6. Conformity with Law; Confidentiality. The Investment
Advisor further agrees that it will comply with all applicable
Rules and Regulations of all Federal regulatory agencies having
jurisdiction over the Investment Advisor in the performance of
its duties hereunder (herein called the "Rules"). The
Investment Advisor will treat confidentially and as proprietary
information of the Company all records and other information
relative to the Company and prior, present or potential
shareholders, and will not use such records and information for
any purpose other than performance of its responsibilities and
duties hereunder, except after prior notification to and
approval in writing by the Company, which approval shall not be
unreasonably withheld and may not be withheld where the
Investment Advisor may be exposed to civil or criminal contempt
proceedings for failure to comply, when requested to divulge
such information by duly constituted authorities, or when so
requested by the Company.
7. Services Not Exclusive. The investment management and
administration services rendered by the Investment Advisor
hereunder are not to be deemed exclusive, and the Investment
Advisor shall be free to render similar services to others so
long as its services under this Agreement are not impaired
thereby.
8. Books and Records. In compliance with the
requirements of Rule 31a-3 of the 1940 Act, the Investment
Advisor hereby agrees that all records which it maintains for
the Portfolio are the property of the Company and further
agrees to surrender promptly to the Company any of such
records upon the Company's request. The Investment Advisor
further agrees to preserve for the periods prescribed by Rule
31a-2 the records required to be maintained by Rule 31a-1 of
the Rules.
9. Expenses.
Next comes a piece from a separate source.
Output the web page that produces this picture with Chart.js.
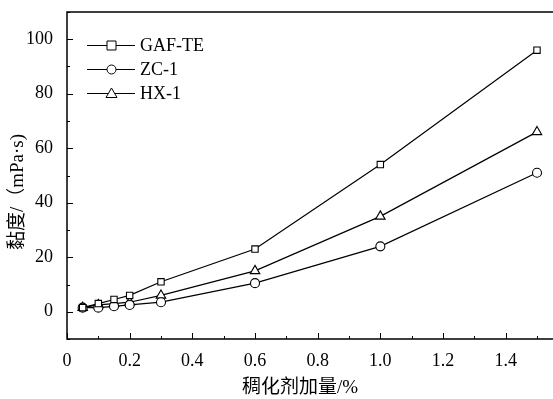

During the term of this Agreement, the
Investment Advisor will pay all expenses incurred by it in
connection with its activities under this Agreement other than
the cost of (including brokerage commissions, if any)
securities purchased for the Portfolio, the cost of any
independent pricing service used in valuing the Portfolio's
securities and fees and expenses of registering and qualifying
shares for distribution under state securities laws.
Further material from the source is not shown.